Apresentado no Festival de Veneza, Spencer se vale de uma interpretação estritamente pessoal (do ponto de vista de Stewart) da magia do corpo de 24 profissionais do departamento de maquiagem da fita e da câmera inquieta de Claire Mathon (Retrato de uma jovem em chamas).
Em frangalhos, Diana tenta, com desespero, se conectar aos filhos William e Harry, tendo por fiel confidente a serviçal Maggie (Sally Hawkins). Artista que remodelou a visão do público para Jacqueline Kennedy (com o longa Jackie), Pablo Larraín assume devaneios e riscos de um filme feito sobre o filtro contemporâneo da urgência feminista.
» De volta ao lar
Desde 2019 distanciado das tradicionais exibições no Cine Brasília (EQS 106/107), o Festival de Brasília do Cinema Brasileiro volta a ter exibições no chamado templo de cinema da capital. Ocorrida em dezembro passado, em caráter virtual, a 54ª edição terá reprises de filmes em destaque, em programação basicamente montada por dois curtas um longa-metragem. E o melhor: tudo de graça. Filmes como Acaso (DF), Ela e eu (SP), Saudade do futuro (RJ) e Lavra (MG) serão mostrados.
Hoje, às 19h, com fitas premiadas na Mostra Brasília, serão exibidos o curta Cavalo marinho (de Gustavo Serrate), vencedor do Candango de melhor fotografia, e O mestre da cena, documentário que celebra o ator local Gê Martú. O filme assinado por João Inácio faturou melhor montagem e ainda o Troféu Saruê (conferido ao ator, pelo Correio).
Produções derivadas de tecnologia mais acessível e ramificação de linguagens de cinema, pelo que reforçaram os curadores do festival, resultaram na pluralidade do evento. Amanhã, a programação começará às 20h, e traz os curtas Ocupagem (de Joel Pizzini, que venceu o Prêmio Marco Antônio Guimarães) e Era uma vez... uma princesa (filme de Lisiane Cohen valorizado pela temática afirmativa)

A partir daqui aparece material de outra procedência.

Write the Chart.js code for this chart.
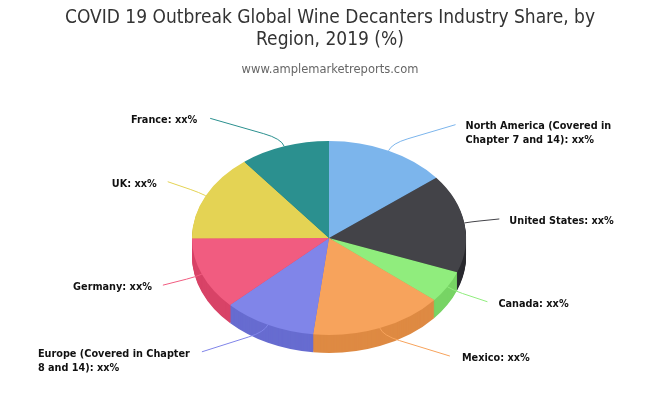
<!DOCTYPE html>
<html>
<head>
<meta charset="utf-8">
<title>Wine Decanters Share</title>
<script src="https://cdn.jsdelivr.net/npm/chart.js@4"></script>
<style>
    html, body { margin: 0; padding: 0; background: #fff; }
    canvas { display: block; }
</style>
</head>
<body>
<canvas id="shareChart" width="660" height="400"></canvas>
<script>
// Data
const categories = ['North America (Covered in\nChapter 7 and 14)', 'United States', 'Canada', 'Mexico',
    'Europe (Covered in Chapter\n8 and 14)', 'Germany', 'UK', 'France'];
const shares = [14.3, 16.4, 5.3, 15.8, 11, 12.1, 14.4, 10.6];
const shareText = 'xx%';
const titleLines = ['COVID 19 Outbreak Global Wine Decanters Industry Share, by', 'Region, 2019 (%)'];
const subtitleText = 'www.amplemarketreports.com';

// Slice colours, the side wall is the same colour made darker
const sliceColors = ['#7cb5ec', '#434348', '#90ed7d', '#f7a35c', '#8085e9', '#f15c80', '#e4d354', '#2b908f'];

// Look of the tilted pie
const pieCenterX = 329;
const pieCenterY = 238;
const pieRadius = 137;
const tilt = 0.708;
const depth = 18;

// Label position relative to the slice edge: dx, dy of the connector end, text side
const labelLayout = [
    { dx: 67, dy: -26, gap: 10, side: 'left' },
    { dx: 35, dy: -4, gap: 10, side: 'left' },
    { dx: 40, dy: 15, gap: 11, side: 'left' },
    { dx: 70, dy: 28, gap: 12, side: 'left' },
    { dx: -66, dy: 27, gap: 12, side: 'right' },
    { dx: -39, dy: 11, gap: 11, side: 'right' },
    { dx: -38, dy: -14, gap: 11, side: 'right' },
    { dx: -74, dy: -28, gap: 13, side: 'right' }
];

function darken(hex) {
    const n = parseInt(hex.slice(1), 16);
    const c = [n >> 16, (n >> 8) & 255, n & 255].map(v => Math.max(0, v - 25));
    return `rgb(${c[0]},${c[1]},${c[2]})`;
}

// Squash the pie and extrude a side wall under it
const tiltPlugin = {
    id: 'tiltPie',
    beforeDatasetsDraw(chart) {
        const ctx = chart.ctx;
        const arcs = chart.getDatasetMeta(0).data;
        ctx.save();
        ctx.translate(pieCenterX, pieCenterY);
        ctx.scale(1, tilt);
        ctx.translate(-arcs[0].x, -arcs[0].y);

        for (let d = depth; d > 0; d--) {
            ctx.save();
            ctx.translate(0, d / tilt);
            arcs.forEach(function (arc, i) {
                const keep = arc.options;
                const side = darken(sliceColors[i]);
                arc.options = Object.assign({}, keep, { backgroundColor: side, borderColor: side });
                arc.draw(ctx);
                arc.options = keep;
            });
            ctx.restore();
        }
    },
    afterDatasetsDraw(chart) {
        chart.ctx.restore();
    }
};

// Connector lines and labels
const labelPlugin = {
    id: 'sliceLabels',
    afterDraw(chart) {
        const ctx = chart.ctx;
        chart.getDatasetMeta(0).data.forEach(function (arc, i) {
            const mid = (arc.startAngle + arc.endAngle) / 2;
            const x0 = pieCenterX + pieRadius * Math.cos(mid);
            const y0 = pieCenterY + pieRadius * tilt * Math.sin(mid);
            const layout = labelLayout[i];
            const x2 = x0 + layout.dx;
            const y2 = y0 + layout.dy;
            // small bend going out of the slice, then straight
            const cx = x0 + 8 * Math.cos(mid);
            const cy = y0 + 8 * Math.sin(mid);
            const bx = cx + (x2 - cx) * 0.25;
            const by = cy + (y2 - cy) * 0.25;

            ctx.save();
            ctx.strokeStyle = sliceColors[i];
            ctx.lineWidth = 1;
            ctx.beginPath();
            ctx.moveTo(x0, y0);
            ctx.quadraticCurveTo(cx, cy, bx, by);
            ctx.lineTo(x2, y2);
            ctx.stroke();

            const lines = (categories[i] + ': ' + shareText).split('\n');
            ctx.font = 'bold 10.8px "DejaVu Sans Condensed", "DejaVu Sans"';
            ctx.fillStyle = '#111';
            ctx.textBaseline = 'middle';
            ctx.textAlign = 'left';
            const widest = Math.max.apply(null, lines.map(t => ctx.measureText(t).width));
            const left = layout.side === 'left' ? x2 + layout.gap : x2 - layout.gap - widest;
            // first line sits next to the connector end
            lines.forEach(function (t, k) {
                ctx.fillText(t, left, y2 + 2 + k * 14);
            });
            ctx.restore();
        });
    }
};

new Chart(document.getElementById('shareChart').getContext('2d'), {
    type: 'pie',
    data: {
        labels: categories,
        datasets: [{
            data: shares,
            backgroundColor: sliceColors,
            borderWidth: 0
        }]
    },
    options: {
        responsive: false,
        animation: false,
        radius: pieRadius,
        plugins: {
            legend: { display: false },
            tooltip: { enabled: false },
            title: {
                display: true,
                text: titleLines,
                color: '#333333',
                font: { family: '"DejaVu Sans Condensed", "DejaVu Sans"', size: 19, weight: 'normal', lineHeight: 1.15 },
                padding: { top: 7, bottom: 12 }
            },
            subtitle: {
                display: true,
                text: subtitleText,
                color: '#666666',
                font: { family: '"DejaVu Sans"', size: 11.5, weight: 'normal' },
                padding: { bottom: 0 }
            }
        }
    },
    plugins: [tiltPlugin, labelPlugin]
});
</script>
</body>
</html>
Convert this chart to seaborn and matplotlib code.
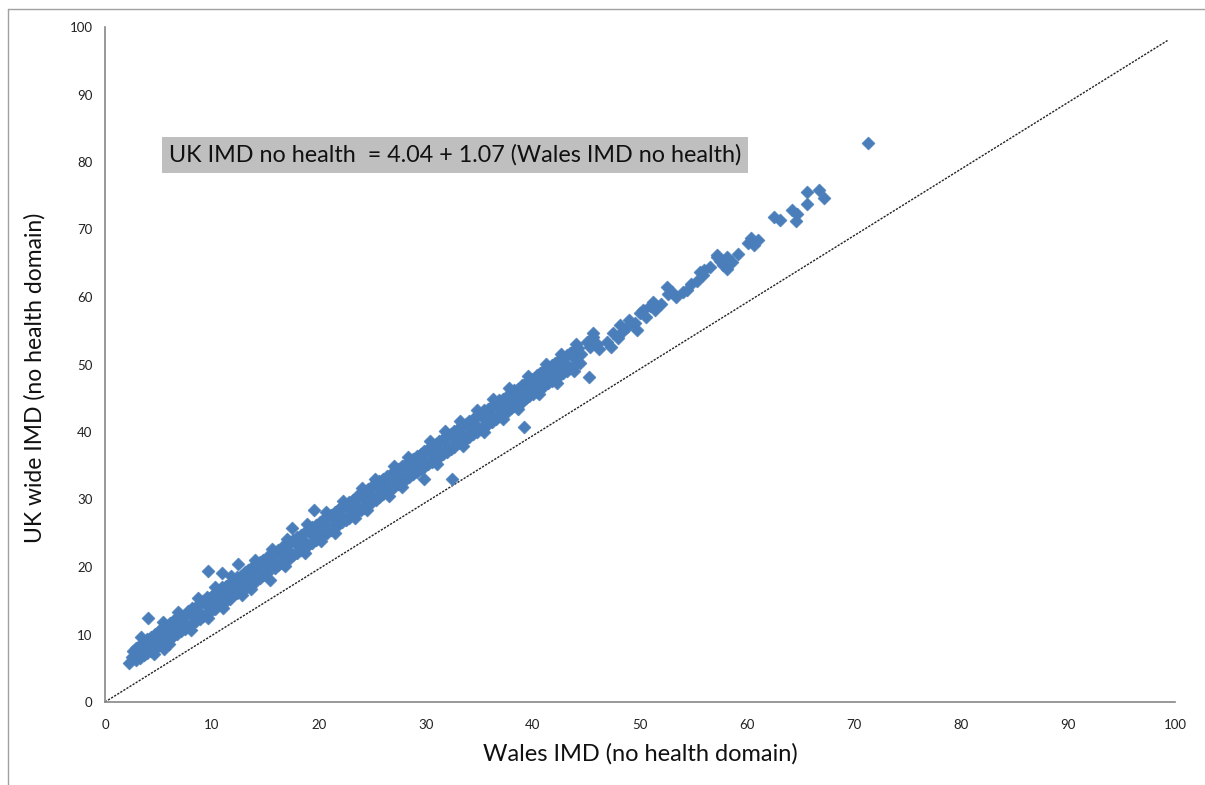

Sábado e domingo, as sessões serão duplas: em blocos de programação iniciados às 17h e 20h. Às 17h20 de sábado, será mostrado Alice dos Anjos, longa de temática universal adaptado por Daniel Leite Almeida para o interior baiano. O longa vem baseado em Alice no país das maravilhas, a obra literária do século 19 criada por Lewis Carroll.Na semana seguinte, as apresentações serão de quarta a sexta-feira.
» Outras estreias
Fortaleza Hotel
De Armando Praça. Com Clébia Sousa e Lee Young-Lan. Uma rede de solidariedade se espalha, quando uma camareira confidencia problemas a uma hóspede sul-coreana.
Belle
De Mamoru Hosada. Anime mostra os efeitos de um aplicativo de transporte para um mundo virtual, no qual a jovem Suzu se afunda. Numa jornada que compreende autodescoberta, ela se vê popular na pele da cantora Belle.
Passagem secreta
De Rodrigo Grota.
Com Fernando Alves Pinto, Arrigo Barnabé e Luiza Quinteiro.
Identidade de uma jovem é posta em xeque, quando se muda para cidade interiorana e passa a conviver com novo ciclo de amigos.
Summer of soul (Ou, quando a revolução não pode ser televisionada)
De Ahmir "Questlove" Thompson. Com Stevie Wonder e Nina Simone. Documentário
pré-selecionado para o Oscar apresenta um grandioso festival de música novaiorquino que congrega elementos da raiz da história de afro-americanos pelos EUA.